In Washington, D.C. President Kennedy also was under intense pressure to act boldly. As president, he needed no other authority to send aircraft and missiles flying toward Cuba or Russia. Not Congress. Not the courts. Not the agreement of his own cabinet. Under the U.S. system, the president as commander-in-chief is the sole arbiter of a decision whether to use armed force if he determines the U.S. is under attack or immediate threat. Those Russian missiles were in hostile Cuban territory, just 90 miles off the Florida coast.

 

President Kennedy found a way to back both the U.S. and Russia off the nuclear ledge. Since that 1962 October, no U.S. or Russian leader has been foolhardy enough to climb back on that ledge and take the risk that mistaken intentions, poor communications, foolish pride or any other mechanical or human frailty will turn planet earth into radioactive ashes. Johnson, Nixon, Ford, Carter, Reagan, Bush father and son, Clinton, Obama. All had the nuclear codes. All understood that nuclear weapons could never be used. In fact, every president since Kennedy has made it U.S. policy to contain other nations from being nuclear-armed and to reduce nuclear arsenals that already exist.

 

There are plenty of reasons to keep Donald Trump from becoming president. But all other reasons pale before the nuclear issue.
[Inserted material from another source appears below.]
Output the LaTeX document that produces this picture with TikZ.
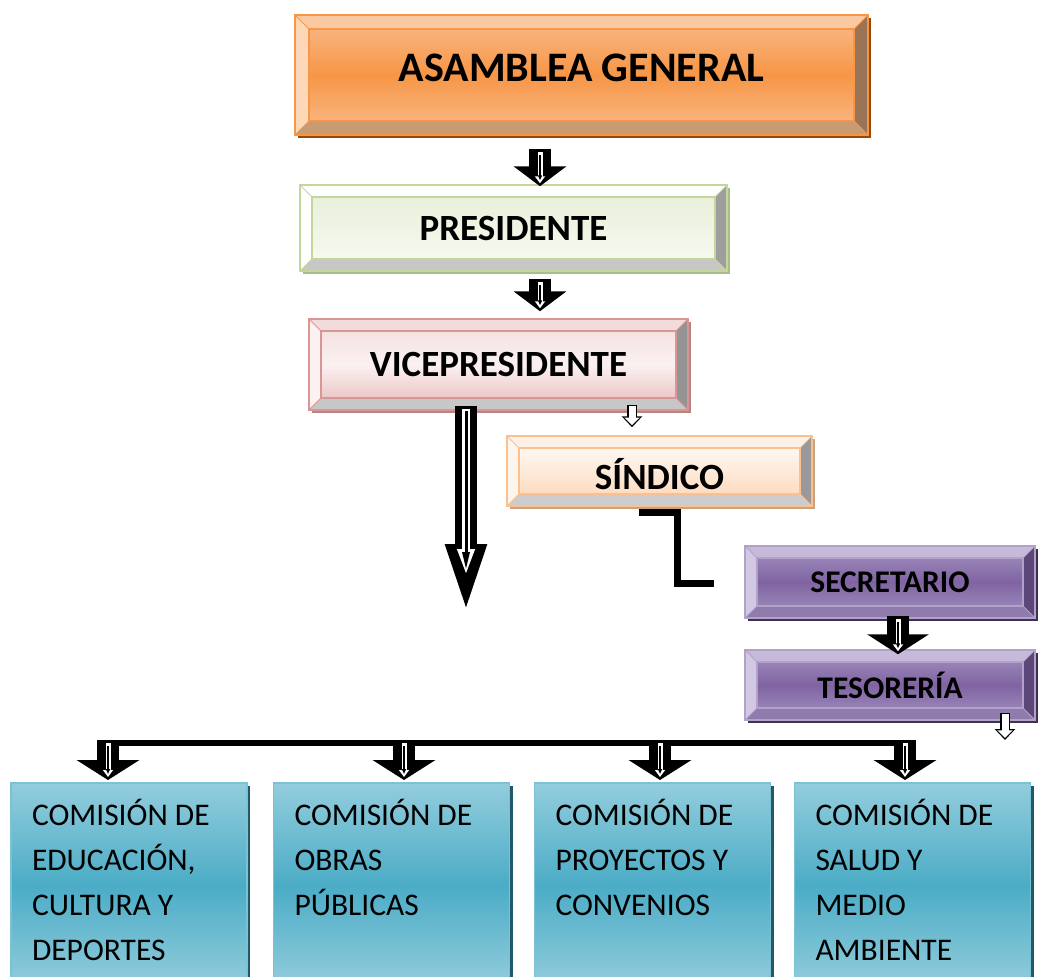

Trump’s fragile ego, his cavalier approach to nuclear use, his “I know more than the generals” attitude, his unpredictability that almost certainly would influence the leaders of other nations to take actions that would increase world tensions---all that is reason enough to keep Trump’s fingers off any nuclear buttons.

 

In countless interviews, debate statements and campaign speeches Trump has suggested that Japan, South Korea and Saudi Arabia all acquire nuclear weapons and stop relying on the U.S. through joint defense treaties. He’s proposed using nuclear weapons to end the ISIS threat. He’s said that as a negotiating tactic he would be “unpredictable” on the question of whether he would order the first strike use of nuclear weapons.

 

A few months ago, on his “Morning Joe” TV show, host Joe Scarborough reported that in conversation with a foreign policy advisor Trump asked three times that “if we have nuclear weapons why can’t we use them?” Scarborough then asked former NSA Director Michael Hayden how quickly nuclear weapons could be deployed if a president were to give approval. Hayden’s reply: “The system is designed for speed and decisiveness. It's not designed to debate the decision." In other words, the president says, “go” and it’s gone.

 

Think about Trump’s impulsive personality, his volcanic eruption at real and perceived slights, how he reacts to unfavorable news stories or comments that prick his thin skin. The inner rage that prompts him to send combative twitter messages at 3 a.m.

 

I was an eye witness to a conversation that presumed the launch of nuclear war. That’s an experience no one forgets. It’s stayed with me for half a century. Fortunately, the red phone didn’t ring. I’m still here to write about it. You’re here to read about it. But there’s nothing ordained about nuclear sanity. Particularly if political insanity were to hand the nuclear codes to a president who all evidence tells us is a loose cannon.